In short sea shipping, it is not always clear where a vessel under construction will operate, and so fuel and bunkering infrastructure for alternative fuels needs to spread in order to de-risk investments in vessels and make vessels with alternative fuels more versatile when it comes to deployment.

Petraki expressed her alarm at the rollout of LNG, an intermediate fuel in the decarbonisation process but one that has seen widespread adoption in recent years.

“In the Mediterranean bunkering stations for LNG were created very recently. This is a technology that has existed for so many years, and still if you have an LNG vessel, you could only bunker in Rotterdam and a couple of other places in the world. How is this feasible?”

Petraki’s current approach to decarbonisation is retrofitting of technologies to existing vessels in a bid to minimise emissions while researching the best designs for future vessels.

Petraki’s second appearance at CMA Shipping will be on the panel Changing Culture: A timely assessment of mechanisms of protection and prevention in the maritime industry, which will tackle the issue of harassment, bullying and sexual assault in the shipping industry.

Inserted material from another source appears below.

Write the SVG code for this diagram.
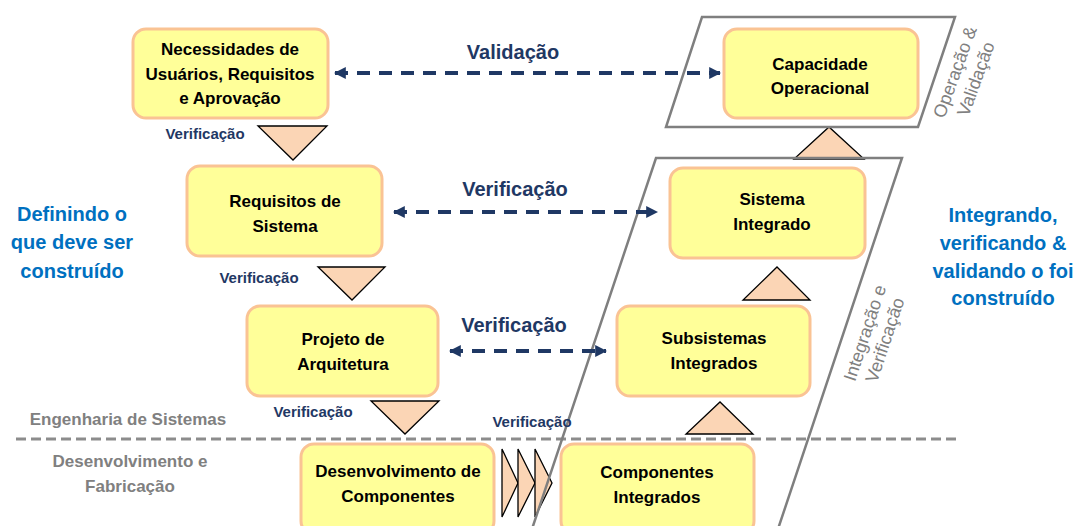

“I think we are trying to change the culture and have started to look at how to address the behavioural change in shipping that is needed to prevent harassment and create safer working environments for all. In the past five years, we’ve seen that people are less afraid to talk about their experiences onboard, and while this may seem like a small step, it is in fact a huge step forward. Until recently, people were not talking about this, but we need to have these difficult conversations to understand the scale of the issue and bring about meaningful change,” said Petraki.

“Training is going to play an important role here but we also need to be made aware of our own biases. We have so many talented women and men out there, and it is about time that we give them equal opportunities to progress.”

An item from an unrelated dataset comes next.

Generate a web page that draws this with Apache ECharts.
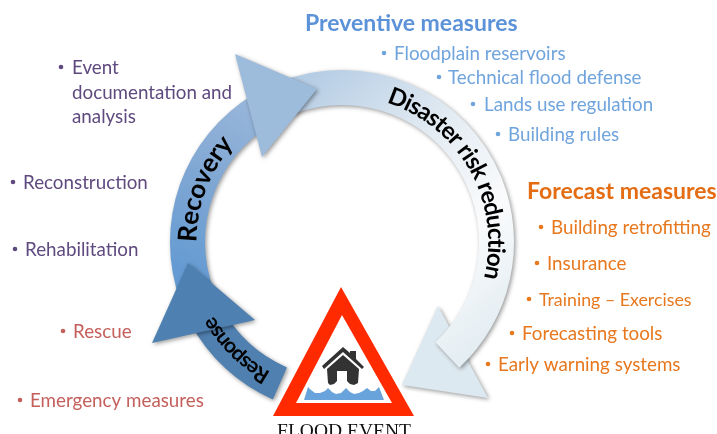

Petraki believes that short sea shipping is an excellent place for female seafarers to start, as companies are often smaller and have a better knowledge of their crews. Smaller companies also have the opportunity to pay maybe closer attention to the structure and environment onboard to make everyone safe and motivated, she said.

Although there are no figures to back it up, Petraki believes there are more women in short sea shipping than long distance shipping, “but still, we should never forget that ladies on board vessels are less than 2% globally. There is a lot of work to be done.”